I'm not normally a draftnik kind of guy. I think the fact that Mel Kiper Jr. has made a career out of being a "draft guru" is a sign that our civilization is doomed. I think middle-aged men making a bunch of athletic 22 year olds stand around in their skivvies while their measurables get read out is deeply creepy. I think the fact that we have turned roll calls and glorified bingo (in the case of the NBA lottery) into television "events" is a sad, sad thing, especially in a world where your average Community episode had more crew members than viewers.
That being said, I watched a good chunk of the MLB first year player draft tonight. The telecast was largely crisp, the analysis of the players was largely free of Harold Reynolds, and the pace was good - four minutes or so between first round picks, one minute per pick thereafter. Once the first round ended and Bud Selig stepped away from the mike, teams started sending up former players to announce their picks, leading to some great intentional comedy - cue the mighty Ferguson Jenkins of the Cubs - and some great unintentional comedy as well.
But really, the night was about the kids. The kids who were at the studio, the kids who were at home with their families, the kids who'd done pre-recorded segments talking about their families, their heroes, you name it. And for those kids, even the ones picked a little lower than they'd hoped (caveat: this was one seriously wacky draft, and it wasn't even the Cubs' fault this time), these were moments of pure joy. Watching shortstop prospect Jacob Gatewood trying, with shaking fingers, to button up the Brewers jersey he'd just been given by slugger Greg Vaughn. Watching St. Louis draftee Luke Weaver pull a stained glass cardinal out from somewhere and wave it at the camera as family and friends erupted around him. Watching Twins pick Nick Gordon talk about how it was a dream come true, and believing him.
Not all of these kids will make the show. Some will flame out in the minors, their flaws exposed, their promise overwhelmed by their inability to throw strikes or lay off the low outside pitch or pick up a decent breaking ball. Some will simply break down, through the wear and tear of baseball itself, or through accidents, or through random moments that no one could have foreseen. Some will get their cup of coffee; very few will become the stars that today they all know they can be.
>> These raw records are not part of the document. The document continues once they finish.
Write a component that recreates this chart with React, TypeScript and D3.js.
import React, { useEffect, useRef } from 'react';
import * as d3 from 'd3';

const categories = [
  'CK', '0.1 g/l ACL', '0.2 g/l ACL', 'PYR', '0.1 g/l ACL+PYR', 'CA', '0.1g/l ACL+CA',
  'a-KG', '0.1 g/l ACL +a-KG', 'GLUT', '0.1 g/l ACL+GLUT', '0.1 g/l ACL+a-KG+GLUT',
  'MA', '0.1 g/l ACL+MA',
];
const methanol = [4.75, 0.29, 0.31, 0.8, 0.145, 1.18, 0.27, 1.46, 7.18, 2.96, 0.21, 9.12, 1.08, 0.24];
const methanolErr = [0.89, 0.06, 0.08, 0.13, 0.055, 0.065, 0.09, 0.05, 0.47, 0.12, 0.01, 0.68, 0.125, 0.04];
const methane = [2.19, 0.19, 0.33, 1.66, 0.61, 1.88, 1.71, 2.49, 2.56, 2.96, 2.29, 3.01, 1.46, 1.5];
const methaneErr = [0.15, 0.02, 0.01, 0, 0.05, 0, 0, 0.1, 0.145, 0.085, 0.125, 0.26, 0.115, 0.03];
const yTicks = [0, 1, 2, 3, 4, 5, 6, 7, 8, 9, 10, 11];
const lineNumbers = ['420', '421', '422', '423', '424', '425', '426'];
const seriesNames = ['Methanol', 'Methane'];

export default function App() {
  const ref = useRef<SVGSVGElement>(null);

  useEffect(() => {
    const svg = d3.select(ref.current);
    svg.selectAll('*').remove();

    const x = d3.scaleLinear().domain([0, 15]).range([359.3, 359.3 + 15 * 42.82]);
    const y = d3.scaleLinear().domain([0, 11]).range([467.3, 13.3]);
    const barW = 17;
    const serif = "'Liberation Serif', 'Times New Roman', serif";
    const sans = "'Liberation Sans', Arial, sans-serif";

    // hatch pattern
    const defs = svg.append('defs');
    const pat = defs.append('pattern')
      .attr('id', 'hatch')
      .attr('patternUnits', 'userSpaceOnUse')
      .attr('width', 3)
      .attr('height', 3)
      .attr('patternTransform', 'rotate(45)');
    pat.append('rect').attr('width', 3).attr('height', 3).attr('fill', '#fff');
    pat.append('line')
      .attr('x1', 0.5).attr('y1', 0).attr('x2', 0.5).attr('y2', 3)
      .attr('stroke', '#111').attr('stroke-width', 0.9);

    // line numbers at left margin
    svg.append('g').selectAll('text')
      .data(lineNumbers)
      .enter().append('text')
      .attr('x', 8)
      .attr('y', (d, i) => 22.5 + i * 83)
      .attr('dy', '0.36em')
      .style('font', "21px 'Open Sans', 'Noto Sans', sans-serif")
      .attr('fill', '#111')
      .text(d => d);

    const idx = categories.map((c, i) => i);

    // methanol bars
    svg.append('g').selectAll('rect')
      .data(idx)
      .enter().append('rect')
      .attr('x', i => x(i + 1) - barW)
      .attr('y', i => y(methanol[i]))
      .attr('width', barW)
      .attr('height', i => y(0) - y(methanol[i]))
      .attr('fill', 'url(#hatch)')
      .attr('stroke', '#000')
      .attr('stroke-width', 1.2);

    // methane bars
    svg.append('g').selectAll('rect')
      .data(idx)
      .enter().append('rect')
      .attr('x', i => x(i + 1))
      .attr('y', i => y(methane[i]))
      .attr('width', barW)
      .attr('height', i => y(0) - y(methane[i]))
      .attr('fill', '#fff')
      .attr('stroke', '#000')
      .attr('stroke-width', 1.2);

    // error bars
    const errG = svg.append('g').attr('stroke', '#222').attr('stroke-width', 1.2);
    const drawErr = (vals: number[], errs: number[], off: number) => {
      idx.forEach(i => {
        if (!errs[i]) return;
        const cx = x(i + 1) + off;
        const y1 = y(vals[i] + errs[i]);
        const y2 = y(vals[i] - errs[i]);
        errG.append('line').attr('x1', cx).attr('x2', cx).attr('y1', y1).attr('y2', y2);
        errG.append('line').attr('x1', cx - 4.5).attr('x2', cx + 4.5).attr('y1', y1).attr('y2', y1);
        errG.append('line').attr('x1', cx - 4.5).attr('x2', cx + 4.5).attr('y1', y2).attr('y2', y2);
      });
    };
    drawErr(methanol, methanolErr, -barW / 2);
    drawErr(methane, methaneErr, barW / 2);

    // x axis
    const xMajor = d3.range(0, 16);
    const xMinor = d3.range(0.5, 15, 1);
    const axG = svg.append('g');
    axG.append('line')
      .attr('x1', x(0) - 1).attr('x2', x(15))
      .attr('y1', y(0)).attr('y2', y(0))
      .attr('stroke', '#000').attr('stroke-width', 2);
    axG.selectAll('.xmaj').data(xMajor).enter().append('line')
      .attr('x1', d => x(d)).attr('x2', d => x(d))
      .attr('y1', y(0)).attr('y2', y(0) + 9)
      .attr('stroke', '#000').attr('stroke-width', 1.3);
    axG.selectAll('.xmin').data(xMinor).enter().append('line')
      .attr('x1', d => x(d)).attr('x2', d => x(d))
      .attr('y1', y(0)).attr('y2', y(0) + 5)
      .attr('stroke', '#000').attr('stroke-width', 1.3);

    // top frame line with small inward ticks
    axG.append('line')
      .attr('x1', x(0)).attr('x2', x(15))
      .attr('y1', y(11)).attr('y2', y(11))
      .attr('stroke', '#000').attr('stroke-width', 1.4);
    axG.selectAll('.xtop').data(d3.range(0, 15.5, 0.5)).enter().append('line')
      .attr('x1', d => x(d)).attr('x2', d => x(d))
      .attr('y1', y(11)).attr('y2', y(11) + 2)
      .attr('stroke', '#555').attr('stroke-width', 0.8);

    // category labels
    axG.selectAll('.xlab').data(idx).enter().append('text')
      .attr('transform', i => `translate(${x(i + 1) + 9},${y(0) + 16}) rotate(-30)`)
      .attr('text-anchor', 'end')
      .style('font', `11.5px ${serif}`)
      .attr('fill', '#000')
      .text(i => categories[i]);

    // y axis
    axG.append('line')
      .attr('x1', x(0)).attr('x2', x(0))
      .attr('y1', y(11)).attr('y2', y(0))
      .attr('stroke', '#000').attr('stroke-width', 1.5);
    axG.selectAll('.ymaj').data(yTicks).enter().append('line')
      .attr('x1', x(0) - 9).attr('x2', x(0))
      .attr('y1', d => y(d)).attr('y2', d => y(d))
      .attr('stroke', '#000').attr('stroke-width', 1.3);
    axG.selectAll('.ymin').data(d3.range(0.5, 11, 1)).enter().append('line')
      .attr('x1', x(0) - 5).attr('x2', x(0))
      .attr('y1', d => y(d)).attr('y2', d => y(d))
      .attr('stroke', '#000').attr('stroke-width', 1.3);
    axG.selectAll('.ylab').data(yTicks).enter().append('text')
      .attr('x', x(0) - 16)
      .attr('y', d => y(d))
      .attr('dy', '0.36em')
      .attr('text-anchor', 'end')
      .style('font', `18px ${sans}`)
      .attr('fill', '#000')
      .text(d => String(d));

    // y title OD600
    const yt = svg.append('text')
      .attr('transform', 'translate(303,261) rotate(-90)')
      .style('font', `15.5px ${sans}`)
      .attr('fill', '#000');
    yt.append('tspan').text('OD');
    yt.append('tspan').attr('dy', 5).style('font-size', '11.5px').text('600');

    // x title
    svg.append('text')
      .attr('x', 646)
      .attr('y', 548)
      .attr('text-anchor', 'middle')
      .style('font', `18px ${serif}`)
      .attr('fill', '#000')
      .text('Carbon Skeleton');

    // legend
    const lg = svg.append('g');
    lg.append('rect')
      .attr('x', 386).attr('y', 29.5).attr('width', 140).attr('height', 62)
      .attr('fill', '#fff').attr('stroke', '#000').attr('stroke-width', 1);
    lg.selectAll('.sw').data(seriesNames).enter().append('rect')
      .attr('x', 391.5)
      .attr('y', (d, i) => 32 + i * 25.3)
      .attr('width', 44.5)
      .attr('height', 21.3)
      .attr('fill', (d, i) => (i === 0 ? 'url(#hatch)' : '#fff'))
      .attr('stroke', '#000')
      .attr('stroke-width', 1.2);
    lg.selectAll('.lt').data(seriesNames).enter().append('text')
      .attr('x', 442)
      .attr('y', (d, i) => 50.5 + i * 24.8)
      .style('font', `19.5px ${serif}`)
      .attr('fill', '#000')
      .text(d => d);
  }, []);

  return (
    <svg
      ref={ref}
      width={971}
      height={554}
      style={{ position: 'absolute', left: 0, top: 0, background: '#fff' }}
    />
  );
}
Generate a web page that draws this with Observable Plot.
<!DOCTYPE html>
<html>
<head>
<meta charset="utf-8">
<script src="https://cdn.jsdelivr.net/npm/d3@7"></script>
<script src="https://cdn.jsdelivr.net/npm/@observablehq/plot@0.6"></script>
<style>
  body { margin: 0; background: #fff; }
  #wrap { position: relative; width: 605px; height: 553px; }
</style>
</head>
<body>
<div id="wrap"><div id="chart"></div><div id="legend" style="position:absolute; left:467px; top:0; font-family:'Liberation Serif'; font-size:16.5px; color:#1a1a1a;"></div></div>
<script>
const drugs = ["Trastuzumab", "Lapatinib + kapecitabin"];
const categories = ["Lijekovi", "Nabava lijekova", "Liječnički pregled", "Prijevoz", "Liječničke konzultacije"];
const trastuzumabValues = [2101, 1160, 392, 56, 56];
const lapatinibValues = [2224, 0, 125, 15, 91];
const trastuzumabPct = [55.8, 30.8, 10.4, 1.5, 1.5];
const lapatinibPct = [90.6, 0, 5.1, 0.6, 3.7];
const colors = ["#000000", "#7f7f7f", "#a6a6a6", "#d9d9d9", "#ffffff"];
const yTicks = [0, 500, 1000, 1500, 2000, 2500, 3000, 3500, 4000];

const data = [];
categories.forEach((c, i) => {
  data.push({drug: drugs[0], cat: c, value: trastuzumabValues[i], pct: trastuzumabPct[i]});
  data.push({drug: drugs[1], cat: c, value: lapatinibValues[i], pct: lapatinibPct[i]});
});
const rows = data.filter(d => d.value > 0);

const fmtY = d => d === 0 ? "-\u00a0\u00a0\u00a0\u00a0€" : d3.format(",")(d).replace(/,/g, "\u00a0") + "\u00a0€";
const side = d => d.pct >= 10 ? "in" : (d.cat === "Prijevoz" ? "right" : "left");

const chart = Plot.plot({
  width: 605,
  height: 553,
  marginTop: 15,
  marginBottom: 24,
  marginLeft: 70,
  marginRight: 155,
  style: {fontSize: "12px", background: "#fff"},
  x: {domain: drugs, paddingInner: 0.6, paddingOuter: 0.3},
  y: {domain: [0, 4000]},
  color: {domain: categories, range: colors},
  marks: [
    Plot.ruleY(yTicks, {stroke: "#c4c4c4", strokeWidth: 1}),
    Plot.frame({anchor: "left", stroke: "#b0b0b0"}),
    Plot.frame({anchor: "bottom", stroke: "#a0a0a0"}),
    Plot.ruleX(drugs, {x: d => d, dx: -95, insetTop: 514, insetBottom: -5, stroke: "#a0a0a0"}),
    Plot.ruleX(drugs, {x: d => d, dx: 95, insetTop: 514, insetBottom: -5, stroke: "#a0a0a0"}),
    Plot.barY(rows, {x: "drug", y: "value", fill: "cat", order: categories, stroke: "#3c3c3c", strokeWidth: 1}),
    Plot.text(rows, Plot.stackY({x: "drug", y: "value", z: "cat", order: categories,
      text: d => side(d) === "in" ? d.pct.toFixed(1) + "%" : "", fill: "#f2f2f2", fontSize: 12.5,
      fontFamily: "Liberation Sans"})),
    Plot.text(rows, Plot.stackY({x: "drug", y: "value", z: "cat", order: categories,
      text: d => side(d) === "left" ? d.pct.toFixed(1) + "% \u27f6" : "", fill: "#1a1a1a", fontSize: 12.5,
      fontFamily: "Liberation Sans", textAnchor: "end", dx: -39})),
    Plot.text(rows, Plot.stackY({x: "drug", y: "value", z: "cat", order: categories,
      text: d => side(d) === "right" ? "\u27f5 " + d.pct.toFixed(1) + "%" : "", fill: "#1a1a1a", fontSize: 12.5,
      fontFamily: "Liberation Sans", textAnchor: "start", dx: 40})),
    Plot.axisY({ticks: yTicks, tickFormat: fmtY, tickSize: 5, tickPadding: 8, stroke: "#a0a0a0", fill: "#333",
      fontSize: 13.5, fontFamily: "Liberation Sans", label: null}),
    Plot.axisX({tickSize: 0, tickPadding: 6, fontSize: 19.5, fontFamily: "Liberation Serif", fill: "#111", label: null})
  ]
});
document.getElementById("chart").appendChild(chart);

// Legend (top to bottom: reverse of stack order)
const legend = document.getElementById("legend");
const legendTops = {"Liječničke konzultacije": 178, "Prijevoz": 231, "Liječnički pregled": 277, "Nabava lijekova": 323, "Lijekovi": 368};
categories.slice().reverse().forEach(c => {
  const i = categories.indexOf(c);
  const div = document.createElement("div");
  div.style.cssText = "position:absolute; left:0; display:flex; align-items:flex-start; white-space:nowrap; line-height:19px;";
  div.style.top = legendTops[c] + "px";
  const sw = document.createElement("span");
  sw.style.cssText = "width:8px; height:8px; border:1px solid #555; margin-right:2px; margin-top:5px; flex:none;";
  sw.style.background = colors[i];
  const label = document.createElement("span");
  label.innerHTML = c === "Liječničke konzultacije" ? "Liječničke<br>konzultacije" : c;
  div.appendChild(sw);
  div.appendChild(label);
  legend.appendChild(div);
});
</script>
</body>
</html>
It's the math, the elegant, brutal, irreducible math of baseball that says if you draft 40 rounds' worth of kids every year and you've only got 25 roster slots on your big league club, most of those guys are going to fall by the wayside.
But that's for tomorrow, or next year, or five years down the road, when a minor league manager calls a young man who's not quite so young any more into his office and tells him the team's decided to move in a different direction. Tonight was about joy. And tonight, at least, they are all all-stars, and for now, that's all that matters.